The Marshall Islands link is the official flag state report,
and it is a pretty good one.
What's really unusual it that they put it on the web
with about six other reports.
Why they picked this six out of the hundreds of MI flag
casualties, I have no idea.
Anyway the problem started with problems with the radar,
then the gyro compass, compounded by the fact that
the AB on watch left the bridge an hour before the grounding,
and never came back, leaving the 2/0 by himself.
Visibility was poor in intermittant rain squalls.
The 2/O did not react properly to all these problems,
and only belatedly checked his postion with the GPS
which was on the chart table.
About the time he realized he was in trouble,
and went hard port to get offshore, the ship grounded hard.
just a few hundred yards off the shore, in the surf zone.
When the master realized he could not get the off
with his own power, he did a smart thing.
He ballasted down.
He did this to prevent the ship pounding in the surf.
But he also improved his hydrostatic balance dramatically.
The fact that the ship had already part discharged
also helped matters.
Weather was at times bad while she was stranded.
A South African air force spokesman,
talking about the helicopter rescue of half of the crew
on the day of the grounding said
"It's raining, high speed winds, up to 8 metre swells."
The latter seems unlikely.
But photos in the MI report show the ship was clearly
in the surf zone with waves breaking over her stern.
Photo at the Smit site shows a large wave breaking
over the main deck.
On July 31st the ship was refloated,
after redistributing the cargo and
lightering about 2000 m3 of cargo and fuel oil,
one of the very few successful refloats off the South African coast.

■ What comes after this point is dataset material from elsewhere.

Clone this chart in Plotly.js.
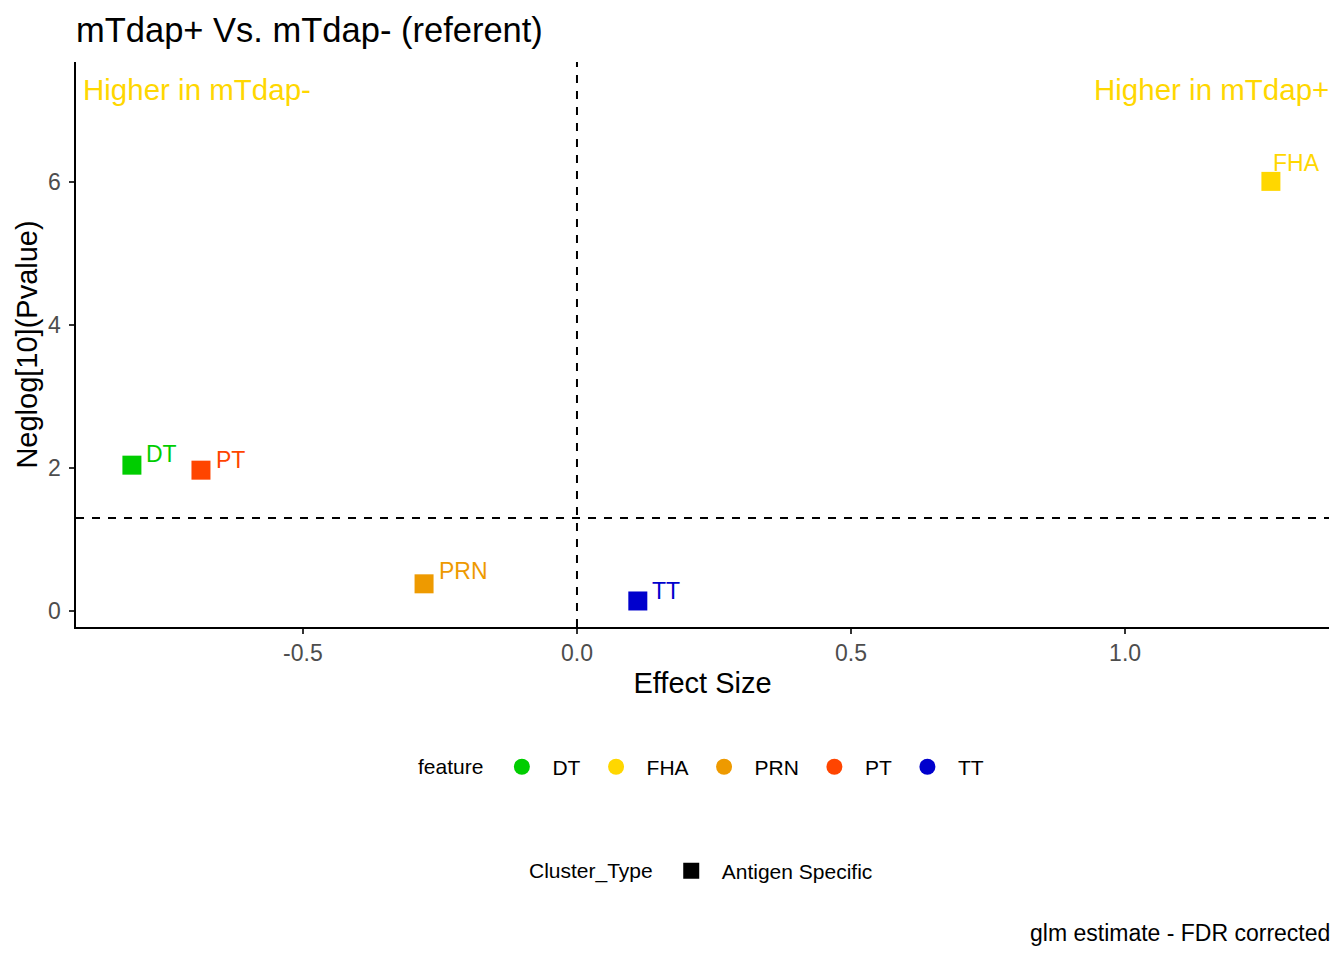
<!DOCTYPE html>
<html>
<head>
<meta charset="utf-8">
<script src="https://cdn.plot.ly/plotly-3.0.1.min.js"></script>
<style>html,body{margin:0;padding:0;background:#fff;}#chart{width:1344px;height:960px;}</style>
</head>
<body>
<div id="chart"></div>
<script>
// ---- data ----
const features = ["DT", "FHA", "PRN", "PT", "TT"];
const effectSize = [-0.812, 1.266, -0.279, -0.686, 0.111];
const neglogP = [2.04, 6.01, 0.38, 1.97, 0.14];
const featureColors = ["#00CD00", "#FFD700", "#EE9A00", "#FF4500", "#0000CD"];
const clusterTypes = ["Antigen Specific"];
const pThreshold = 0.05;
const effectThreshold = 0;
const xTicks = [-0.5, 0.0, 0.5, 1.0];
const yTicks = [0, 2, 4, 6];
// label pixel offsets (style, not data)
const labelShiftX = [12, 0, 13, 13, 12];
const labelShiftY = [11, 18, 13, 10, 10];

const FONT = "Liberation Sans, Arial, sans-serif";

const traces = [];
features.forEach((f, i) => {
  traces.push({
    type: "scatter", mode: "markers",
    x: [effectSize[i]], y: [neglogP[i]],
    marker: {symbol: "square", size: 19, color: featureColors[i]},
    showlegend: false, name: f
  });
});
features.forEach((f, i) => {
  traces.push({
    type: "scatter", mode: "markers",
    x: [null], y: [null],
    marker: {symbol: "circle", size: 16, color: featureColors[i]},
    name: f, legend: "legend", showlegend: true
  });
});
clusterTypes.forEach(c => {
  traces.push({
    type: "scatter", mode: "markers",
    x: [null], y: [null],
    marker: {symbol: "square", size: 16, color: "#000000"},
    name: c, legend: "legend2", showlegend: true
  });
});

const annotations = features.map((f, i) => ({
  x: effectSize[i], y: neglogP[i], xref: "x", yref: "y",
  text: f, showarrow: false, xanchor: "left", yanchor: "middle",
  xshift: labelShiftX[i], yshift: labelShiftY[i],
  font: {family: FONT, size: 23, color: featureColors[i]}
}));
annotations.push(
  {x: 0, y: 1, xref: "paper", yref: "paper", xanchor: "left", yanchor: "middle", yshift: -27, xshift: 5,
   text: "Higher in mTdap-", showarrow: false, font: {family: FONT, size: 29.5, color: "#FFD700"}},
  {x: 1, y: 1, xref: "paper", yref: "paper", xanchor: "right", yanchor: "middle", yshift: -27, xshift: 2,
   text: "Higher in mTdap+", showarrow: false, font: {family: FONT, size: 29.5, color: "#FFD700"}},
  {x: 1, y: -0.542, xref: "paper", yref: "paper", xanchor: "right", yanchor: "middle", xshift: 3,
   text: "glm estimate - FDR corrected", showarrow: false, font: {family: FONT, size: 23, color: "#000000"}}
);

const yThresh = -Math.log10(pThreshold);
const shapes = [
  {type: "line", xref: "x", yref: "paper", x0: effectThreshold, x1: effectThreshold, y0: 0, y1: 1,
   line: {color: "#000", width: 2, dash: "8px,8px"}},
  {type: "line", xref: "paper", yref: "y", x0: 0, x1: 1, y0: yThresh, y1: yThresh,
   line: {color: "#000", width: 2, dash: "8px,8px"}}
];

const legendBase = {
  orientation: "h", x: 0.5, xanchor: "center", yanchor: "middle", itemwidth: 51,
  font: {family: FONT, size: 21, color: "#000"}, itemclick: false, itemdoubleclick: false
};

const layout = {
  width: 1344, height: 960,
  paper_bgcolor: "#fff", plot_bgcolor: "#fff",
  margin: {l: 76, r: 15, t: 62, b: 333},
  font: {family: FONT, color: "#000"},
  title: {text: "mTdap+ Vs. mTdap- (referent)", x: 76/1344, xanchor: "left", xref: "container",
          y: 1 - 30/960, yanchor: "middle", yref: "container",
          font: {family: FONT, size: 34.5, color: "#000"}},
  xaxis: {range: [-0.914, 1.372], tickvals: xTicks, ticktext: xTicks.map(v => v.toFixed(1)),
          showgrid: false, zeroline: false, showline: true, linecolor: "#000", linewidth: 1.6,
          ticks: "outside", ticklen: 5, tickcolor: "#333", tickwidth: 1.4,
          tickfont: {family: FONT, size: 23, color: "#4D4D4D"},
          title: {text: "Effect Size", font: {family: FONT, size: 29, color: "#000"}, standoff: 7}},
  yaxis: {range: [-0.224, 7.68], tickvals: yTicks, ticktext: yTicks.map(String),
          showgrid: false, zeroline: false, showline: true, linecolor: "#000", linewidth: 1.6,
          ticks: "outside", ticklen: 5, tickcolor: "#333", tickwidth: 1.4, ticklabelstandoff: 4,
          tickfont: {family: FONT, size: 23, color: "#4D4D4D"},
          title: {text: "Neglog[10](Pvalue)", font: {family: FONT, size: 29, color: "#000"}, standoff: 2}},
  legend: Object.assign({}, legendBase, {y: -0.248,
           title: {text: "feature", side: "left", font: {family: FONT, size: 21, color: "#000"}}}),
  legend2: Object.assign({}, legendBase, {y: -0.432,
           title: {text: "Cluster_Type", side: "left", font: {family: FONT, size: 21, color: "#000"}}}),
  shapes: shapes,
  annotations: annotations,
  hovermode: "closest"
};

Plotly.newPlot("chart", traces, layout, {displayModeBar: false, staticPlot: true});
</script>
</body>
</html>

Despite extensive damage requiring 925 tons of steel,
there is no report of any spillage.
The MI report explicitly claims there was none.
This was a single hull lship.
Apparently wave pumping was ineffective.
Almost all the damage was very low.
The Marshall Islands report has some pretty good pictures.
The Master's decision to ballast down,
not only saved his ship, but also resulted in nil spillage,
a point the MI report does not mention.